Hello. I haven’t blogged in a while. In less than an hour I am hosting a meditation meetup in my living room. The house is clean – enough for my standards – and I have plenty of beverages. So the physical space is prepared. But the mental space is not. I am anxious. Here’s why: I judge myself harshly. It doesn’t come out (or is it in) to my mind that way. It comes as judging THEM. Well, no, actually what I am doing is imagining them judging me. I will use a process that I learned from Esther Hicks www.abraham-hicks.com : would I rather feel anxious or excited?…excited…would I rather feel frightened or at ease?…at ease…would I rather feel judged or loved?…loved…
I have energetic beings surrounding me to help me get to loving, easy excitement. Wouldn’t it be nice to feel at ease? This is my practice lately. The messages that come to me from many teachers are to focus on self-care, to feel the love of source – love of self that is always there if I allow it.
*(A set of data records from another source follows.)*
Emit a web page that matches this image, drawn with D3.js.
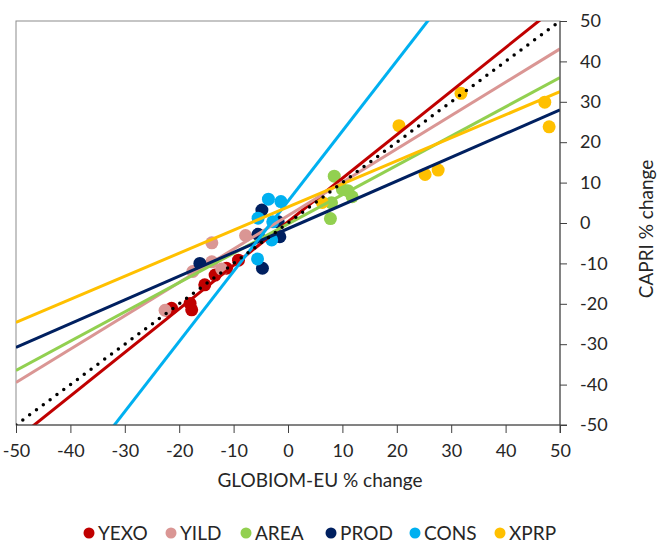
<!DOCTYPE html>
<html>
<head>
<meta charset="utf-8">
<script src="https://cdn.jsdelivr.net/npm/d3@7"></script>
<style>
  html, body { margin: 0; padding: 0; background: #fff; }
  svg text { font-family: Lato, "Open Sans", sans-serif; fill: #262626; }
</style>
</head>
<body>
<svg id="chart" width="657" height="548"></svg>
<script>
// ---------- data ----------
const seriesNames = ["YEXO", "YILD", "AREA", "PROD", "CONS", "XPRP"];
const seriesColors = ["#C00000", "#DA9694", "#92D050", "#002060", "#00B0F0", "#FFC000"];

const yexoX = [-21.4, -22.2, -18.0, -17.7, -15.3, -13.4, -11.3, -9.1];
const yexoY = [-21.1, -21.6, -19.9, -21.5, -15.3, -12.9, -11.2, -9.2];
const yildX = [-22.6, -17.5, -14.0, -12.2, -14.0, -7.8];
const yildY = [-21.6, -12.0, -9.6, -11.4, -4.9, -3.1];
const areaX = [8.5, 10.0, 11.0, 11.8, 8.0, 7.8];
const areaY = [11.6, 8.3, 8.0, 6.5, 5.0, 1.1];
const prodX = [-4.8, -1.8, -5.5, -1.5, -4.7, -16.2];
const prodY = [3.2, 0.3, -2.8, -3.4, -11.2, -10.0];
const consX = [-3.6, -1.3, -5.5, -2.8, -3.0, -5.6];
const consY = [5.9, 5.3, 1.2, 0.3, -4.2, -8.9];
const xprpX = [31.8, 47.2, 48.0, 20.4, 25.2, 27.6, 6.3];
const xprpY = [32.1, 29.9, 23.8, 24.1, 12.0, 13.1, 5.1];

// linear trendlines (slope, intercept) per series
const trendSlope = [1.078, 0.826, 0.725, 0.588, 1.736, 0.571];
const trendIntercept = [0.3, 1.8, -0.25, -1.4, 5.4, 3.95];

const tickValues = [-50, -40, -30, -20, -10, 0, 10, 20, 30, 40, 50];
const xTitle = "GLOBIOM-EU % change";
const yTitle = "CAPRI % change";

// ---------- chart ----------
const svg = d3.select("#chart");
const x = d3.scaleLinear().domain([-50, 50]).range([16, 560]);
const y = d3.scaleLinear().domain([-50, 50]).range([425, 21]);

const seriesX = [yexoX, yildX, areaX, prodX, consX, xprpX];
const seriesY = [yexoY, yildY, areaY, prodY, consY, xprpY];

svg.append("defs").append("clipPath").attr("id", "plotclip")
  .append("rect").attr("x", 16).attr("y", 21).attr("width", 544).attr("height", 404);

// plot border
svg.append("rect")
  .attr("x", x(-50)).attr("y", y(50))
  .attr("width", x(50) - x(-50)).attr("height", y(-50) - y(50))
  .attr("fill", "none").attr("stroke", "#8c8c8c").attr("stroke-width", 1);

const plot = svg.append("g").attr("clip-path", "url(#plotclip)");

// points
seriesNames.forEach((name, i) => {
  plot.append("g").selectAll("circle")
    .data(seriesX[i].map((v, k) => [v, seriesY[i][k]]))
    .join("circle")
    .attr("cx", d => x(d[0]))
    .attr("cy", d => y(d[1]))
    .attr("r", 6.5)
    .attr("fill", seriesColors[i]);
});

// trendlines
seriesNames.forEach((name, i) => {
  const xs = [-50, 50];
  plot.append("line")
    .attr("x1", x(xs[0])).attr("y1", y(trendSlope[i] * xs[0] + trendIntercept[i]))
    .attr("x2", x(xs[1])).attr("y2", y(trendSlope[i] * xs[1] + trendIntercept[i]))
    .attr("stroke", seriesColors[i])
    .attr("stroke-width", 3);
});

// 1:1 line
plot.append("line")
  .attr("x1", x(-50)).attr("y1", y(-50))
  .attr("x2", x(50)).attr("y2", y(50))
  .attr("stroke", "#000")
  .attr("stroke-width", 3.5)
  .attr("stroke-linecap", "round")
  .attr("stroke-dasharray", "0 8.5");

// x axis
const xAxis = svg.append("g")
  .attr("transform", `translate(0,${y(-50)})`)
  .call(d3.axisBottom(x).tickValues(tickValues).tickSize(8).tickSizeOuter(0).tickFormat(d3.format("d")));
xAxis.select(".domain").attr("stroke", "#404040").attr("d", `M${x(-50)},0H${x(50) + 7}`);
xAxis.selectAll(".tick line").attr("stroke", "#404040");
xAxis.selectAll(".tick text")
  .attr("y", 19).attr("dy", "0.71em")
  .style("font-size", "18px").attr("fill", "#262626")
  .text(d => d < 0 ? "-" + Math.abs(d) : d);

// y axis (right)
const yAxis = svg.append("g")
  .attr("transform", `translate(${x(50)},0)`)
  .call(d3.axisRight(y).tickValues(tickValues).tickSize(7).tickSizeOuter(0).tickFormat(d3.format("d")));
yAxis.select(".domain").attr("stroke", "#404040").attr("d", `M0,${y(50)}V${y(-50) + 8}`);
yAxis.selectAll(".tick line").attr("stroke", "#404040");
yAxis.selectAll(".tick text")
  .attr("x", 20)
  .style("font-size", "18px").attr("fill", "#262626")
  .text(d => d < 0 ? "-" + Math.abs(d) : d);

// axis titles
svg.append("text")
  .attr("x", 320).attr("y", 487)
  .attr("text-anchor", "middle")
  .style("font-size", "19px")
  .text(xTitle);
svg.append("text")
  .attr("transform", `translate(653,229) rotate(-90)`)
  .attr("text-anchor", "middle")
  .style("font-size", "19px")
  .text(yTitle);

// legend
const legendX = [89, 171, 246, 331, 415, 500];
const legend = svg.append("g");
seriesNames.forEach((name, i) => {
  legend.append("circle")
    .attr("cx", legendX[i]).attr("cy", 533).attr("r", 5.5)
    .attr("fill", seriesColors[i]);
  legend.append("text")
    .attr("x", legendX[i] + 9).attr("y", 540)
    .style("font-size", "19px")
    .text(name);
});
</script>
</body>
</html>
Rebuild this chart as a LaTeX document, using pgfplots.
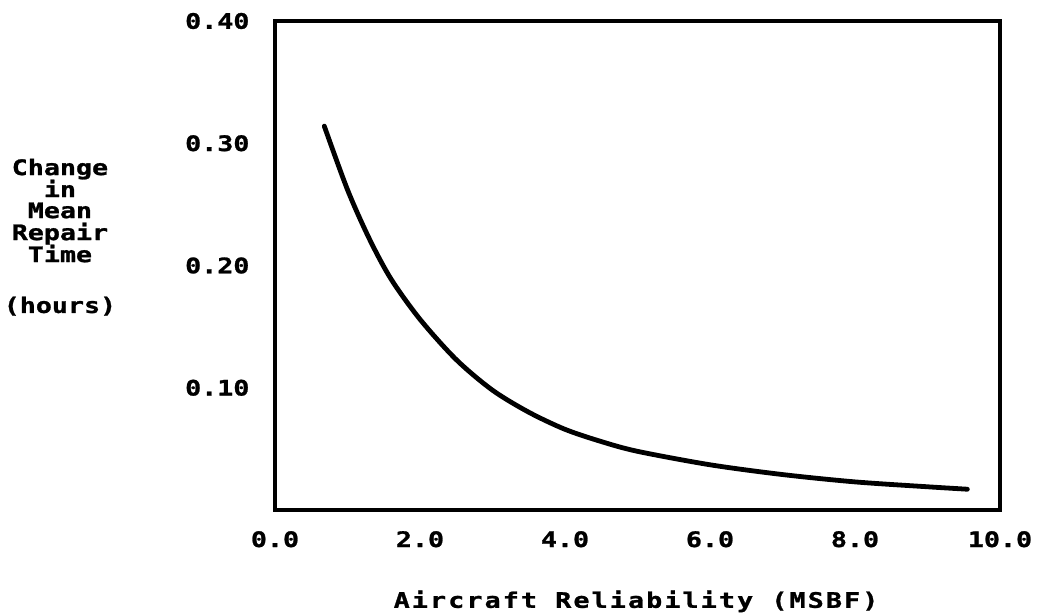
\documentclass[border=0pt]{standalone}
\usepackage{fontspec}
\setmainfont{DejaVu Sans Mono Bold}[FakeStretch=1.25, FakeBold=1.2]
\usepackage{pgfplots}
\pgfplotsset{compat=1.18}

\begin{document}
\fontsize{16}{19}\selectfont
\begin{tikzpicture}
% page = 1038x615 px at 0.75pt per px, axis box at (275,21)-(1000,510)
\useasboundingbox (-206.25pt,-78.75pt) rectangle (572.25pt,382.5pt);
\begin{axis}[
    scale only axis,
    width=543.75pt, height=366.75pt,
    xmin=0, xmax=10,
    ymin=0, ymax=0.4,
    xtick={0,2,4,6,8,10},
    ytick={0.1,0.2,0.3,0.4},
    major tick length=0pt,
    axis line style={line width=2.4pt},
    /pgf/number format/assume math mode=true,
    /pgf/number format/fixed,
    /pgf/number format/fixed zerofill,
    xticklabel style={/pgf/number format/precision=1, anchor=base, inner sep=0pt, yshift=-27.75pt},
    yticklabel style={/pgf/number format/precision=2, anchor=east, inner sep=0pt, xshift=-19pt},
    clip=false,
]
\addplot[black, line width=3.6pt, smooth, line cap=round] coordinates {
    (0.68,0.314) (1.00,0.262) (1.30,0.222) (1.60,0.189) (2.00,0.156)
    (2.50,0.123) (3.00,0.098) (3.50,0.080) (4.00,0.066) (4.50,0.056)
    (5.00,0.048) (6.00,0.037) (7.00,0.029) (8.00,0.023) (9.00,0.019)
    (9.55,0.017)
};
\node[anchor=base] at (rel axis cs:-0.2966,0.685) {Change};
\node[anchor=base] at (rel axis cs:-0.2966,0.640) {in};
\node[anchor=base] at (rel axis cs:-0.2966,0.597) {Mean};
\node[anchor=base] at (rel axis cs:-0.2966,0.552) {Repair};
\node[anchor=base] at (rel axis cs:-0.2966,0.507) {Time};
\node[anchor=base] at (rel axis cs:-0.2966,0.403) {(hours)};
\node[anchor=base] at (rel axis cs:0.498,-0.200) {\addfontfeature{LetterSpace=10}Aircraft Reliability (MSBF)};
\end{axis}
\end{tikzpicture}
\end{document}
I can think thoughts that feel good. I can think general, good feeling thoughts. I am not in charge. I can’t make people happy, or sad; I can’t make anybody feel anything.
I believe that my life can be exhilarating and rich without having to create drama. It is my intention. I will have a thrilling life that is not based on surviving drama. It is based on serenity. It is based on listening. It is based on forward movement. It is based on love.